Hampton v. Sandy Cowen Agency, Inc.

739 P.2d 1331 | Ariz. Ct. App. | 1987

154 Ariz. 14 (1987)
739 P.2d 1331

Brian A. HAMPTON, Plaintiff/Appellee,
v.
SANDY COWEN AGENCY, INC., Defendant/Appellant.

No. 2 CA-CV 5957.

Court of Appeals of Arizona, Division 2, Department B.

March 5, 1987.
Review Denied July 14, 1987.

*15 Roger A. McKee, Phoenix, for plaintiff/appellee.

Beus, Gilbert, Wake & Morrill by Neil Vincent Wake and Paula S. Bickett, Phoenix, for defendant/appellant.

OPINION

LIVERMORE, Presiding Judge.

On September 24, 1984, appellee, Brian Hampton, entered into an employment contract with appellant, Sandy Cowen Agency, Inc. One term of that contract provided that if Hampton's employment was terminated, he would receive three months' severance pay. In March 1985 he was terminated without severance pay. He then brought a breach of contract action. At this point, appellant learned for the first time of what it believed to be material misrepresentations made by Hampton at the time of employment. It sought, on this basis, to rescind its contract with Hampton. It appeals from a summary judgment against it on the rescission defense and in favor of Hampton on the contract claim. We reverse.

The misrepresentations alleged are that Hampton failed to list on his resume his recent employment with a Phoenix company (he was fired after two months) and that he was accustomed to making between $40,000 and $50,000 a year (his income tax returns showed income substantially below that). Appellee argued below, alternatively, that any such misrepresentations were immaterial and that, in any event, they could not defeat his contract action because they were not known to appellant at the time the contract was breached.[1]

Hampton's resume stated that from 1978 to present he had been self-employed. Appellant contemplated hiring him to develop new business for the agency. In this context, we believe both alleged misrepresentations could be material. By saying he was self-employed from 1978 to 1984, Hampton misled appellant into believing that he had not been employed by others. He thus prevented her from learning of the bad opinion one employer had of him. A primary purpose of a resume is to learn of prior employment so that the opinions of those employers can be canvassed. With respect to his claimed earnings, such a claim by a self-employed person directly relates to his ability to garner business, the very purpose for which appellant wished to hire him.
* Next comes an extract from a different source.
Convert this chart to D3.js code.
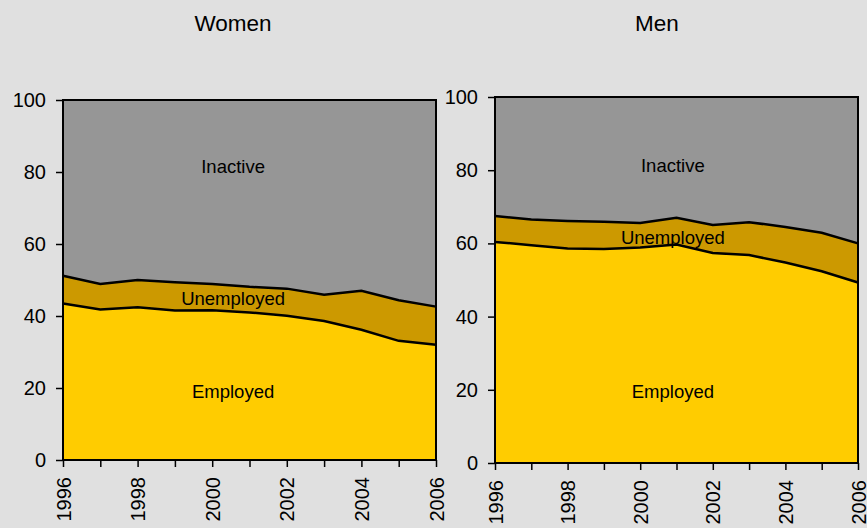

We find almost incomprehensible the assertion that had appellee told the truth — "In my last employment I was fired five months ago after being employed for two months and I have averaged earnings of $10,000 a year being self-employed" — appellant nonetheless as a matter of law would have hired him at a base salary of *16 $36,000 a year. See Restatement (Second) of Contracts § 164 (1979).

With respect to the argument that appellant cannot now assert a claim for rescission because the grounds for it were not known at the time of the breach, we believe it fully answered by Restatement (Second) of Contracts § 385 (1979). Comment (a) states that one has no duty to perform a contract that he has the power to avoid "even if he is ignorant of his power of avoidance and believes that his refusal or failure is a breach."

The judgment is reversed and the matter remanded for trial of the claim and defense. Any claim for attorneys' fees on appeal may be asserted at the termination of the case in trial court.

HATHAWAY and LACAGNINA, JJ., concur.

NOTES

[1] Because not raised below we do not reach appellee's claim that his income tax records were not properly authenticated so as to establish the falsity of his claimed prior earnings.